Mackenzie Shirilla’s case has been making headlines ever since the documentary, The Crash, was released on Netflix on May 15, 2026 (ET). It has been almost a fortnight since the details of the horrifying incident left everyone stunned. The buzz around the case has been revived by the documentary and has even created a significant amount of backlash. For the unversed, Mackenzie Shirilla first made headlines after the July 2022 crash that took the lives of her co-passengers, including her boyfriend, Dominic Russo and their friend, Davion Flanagan.

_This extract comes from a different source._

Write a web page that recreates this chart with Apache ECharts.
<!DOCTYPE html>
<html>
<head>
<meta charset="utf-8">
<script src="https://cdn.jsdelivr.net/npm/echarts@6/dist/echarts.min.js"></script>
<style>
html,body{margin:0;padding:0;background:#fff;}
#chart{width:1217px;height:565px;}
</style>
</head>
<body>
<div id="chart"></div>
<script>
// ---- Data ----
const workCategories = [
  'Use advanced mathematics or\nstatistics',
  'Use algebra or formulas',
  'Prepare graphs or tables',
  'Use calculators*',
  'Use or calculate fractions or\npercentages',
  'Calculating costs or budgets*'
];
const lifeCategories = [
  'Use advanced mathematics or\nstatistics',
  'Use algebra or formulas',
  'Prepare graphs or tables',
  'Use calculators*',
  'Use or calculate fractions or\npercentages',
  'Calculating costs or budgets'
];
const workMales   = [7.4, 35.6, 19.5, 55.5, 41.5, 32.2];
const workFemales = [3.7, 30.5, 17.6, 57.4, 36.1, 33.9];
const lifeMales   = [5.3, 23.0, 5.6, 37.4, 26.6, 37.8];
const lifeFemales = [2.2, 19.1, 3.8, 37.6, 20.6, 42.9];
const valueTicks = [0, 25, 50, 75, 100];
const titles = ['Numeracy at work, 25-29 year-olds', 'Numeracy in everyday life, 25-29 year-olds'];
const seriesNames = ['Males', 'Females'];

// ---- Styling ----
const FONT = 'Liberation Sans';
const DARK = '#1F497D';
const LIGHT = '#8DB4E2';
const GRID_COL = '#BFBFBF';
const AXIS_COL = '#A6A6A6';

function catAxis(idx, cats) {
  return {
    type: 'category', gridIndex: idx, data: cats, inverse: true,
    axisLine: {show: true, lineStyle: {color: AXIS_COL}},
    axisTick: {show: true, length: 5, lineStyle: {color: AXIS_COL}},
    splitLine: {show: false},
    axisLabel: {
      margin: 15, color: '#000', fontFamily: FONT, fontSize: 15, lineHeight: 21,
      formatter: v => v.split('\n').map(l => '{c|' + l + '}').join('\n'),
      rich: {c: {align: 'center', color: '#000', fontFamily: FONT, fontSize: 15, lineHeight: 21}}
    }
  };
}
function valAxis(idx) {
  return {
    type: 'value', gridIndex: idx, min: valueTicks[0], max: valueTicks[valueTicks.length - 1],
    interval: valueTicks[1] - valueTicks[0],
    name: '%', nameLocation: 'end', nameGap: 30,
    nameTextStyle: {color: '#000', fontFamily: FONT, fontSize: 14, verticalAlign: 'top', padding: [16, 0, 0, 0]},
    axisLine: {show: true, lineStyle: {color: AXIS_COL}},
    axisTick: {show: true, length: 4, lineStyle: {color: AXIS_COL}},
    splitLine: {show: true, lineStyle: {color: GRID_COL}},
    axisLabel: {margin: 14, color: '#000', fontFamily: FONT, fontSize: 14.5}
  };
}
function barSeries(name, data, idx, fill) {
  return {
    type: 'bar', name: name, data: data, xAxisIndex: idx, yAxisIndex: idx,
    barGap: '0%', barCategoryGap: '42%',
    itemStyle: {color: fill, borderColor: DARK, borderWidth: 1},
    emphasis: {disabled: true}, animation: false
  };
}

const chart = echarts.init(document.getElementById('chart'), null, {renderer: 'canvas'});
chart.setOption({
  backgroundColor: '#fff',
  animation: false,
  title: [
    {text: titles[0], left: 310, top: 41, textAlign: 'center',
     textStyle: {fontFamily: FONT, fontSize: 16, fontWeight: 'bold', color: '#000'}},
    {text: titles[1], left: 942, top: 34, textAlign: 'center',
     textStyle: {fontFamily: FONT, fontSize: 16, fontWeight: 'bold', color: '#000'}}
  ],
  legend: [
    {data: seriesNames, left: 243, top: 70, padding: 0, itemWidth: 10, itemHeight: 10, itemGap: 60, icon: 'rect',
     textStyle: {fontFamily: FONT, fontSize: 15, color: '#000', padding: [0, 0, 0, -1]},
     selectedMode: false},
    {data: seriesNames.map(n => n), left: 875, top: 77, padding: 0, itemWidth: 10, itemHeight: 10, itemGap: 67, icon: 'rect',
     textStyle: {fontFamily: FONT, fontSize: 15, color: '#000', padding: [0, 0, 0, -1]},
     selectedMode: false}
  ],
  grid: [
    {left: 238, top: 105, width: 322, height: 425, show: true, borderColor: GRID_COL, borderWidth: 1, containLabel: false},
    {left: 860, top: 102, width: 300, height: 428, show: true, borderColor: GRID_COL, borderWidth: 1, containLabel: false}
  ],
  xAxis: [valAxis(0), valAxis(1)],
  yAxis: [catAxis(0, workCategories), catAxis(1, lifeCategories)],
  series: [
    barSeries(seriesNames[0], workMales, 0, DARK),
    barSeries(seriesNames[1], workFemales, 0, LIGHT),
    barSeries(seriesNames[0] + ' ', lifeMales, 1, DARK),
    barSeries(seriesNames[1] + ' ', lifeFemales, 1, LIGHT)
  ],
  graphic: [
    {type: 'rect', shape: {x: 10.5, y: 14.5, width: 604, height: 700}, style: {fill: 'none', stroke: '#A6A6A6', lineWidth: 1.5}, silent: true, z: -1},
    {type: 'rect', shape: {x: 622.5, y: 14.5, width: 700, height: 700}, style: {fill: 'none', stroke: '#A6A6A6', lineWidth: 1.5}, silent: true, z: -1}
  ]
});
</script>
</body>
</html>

Mackenzie Shirilla was convicted of the murders in 2023 and is currently serving a life sentence for the crime and is back in the spotlight courtesy of a Netflix documentary, The Crash. The documentary features interviews with Mackenzie, her friends and family. However, what has really caught everyone’s attention now is the dissection of Mackenzie’s body language by a Canadian mentalist and behaviour analyst, Bedros “Spidey” Akkelian, on his YouTube channel, The Behavioural Arts.
Was Mackenzie Shirilla deliberately vague in a key moment featured in Netflix’s The Crash?
Bedros Akkelian has over 1.47 million subscribers on his YouTube channel. In a video shared by him on May 24, 2026, he studied Mackenzie Shirilla’s body language in the documentary. He analysed the moment where the convicted teen was asked by an off-camera person, “How does a medical emergency account for the control of the car?” For the unversed, the question was a reference to Mackenzie’s defence during the trial, where she claimed she suffered from Postural Orthostatic Tachycardia Syndrome (POTS).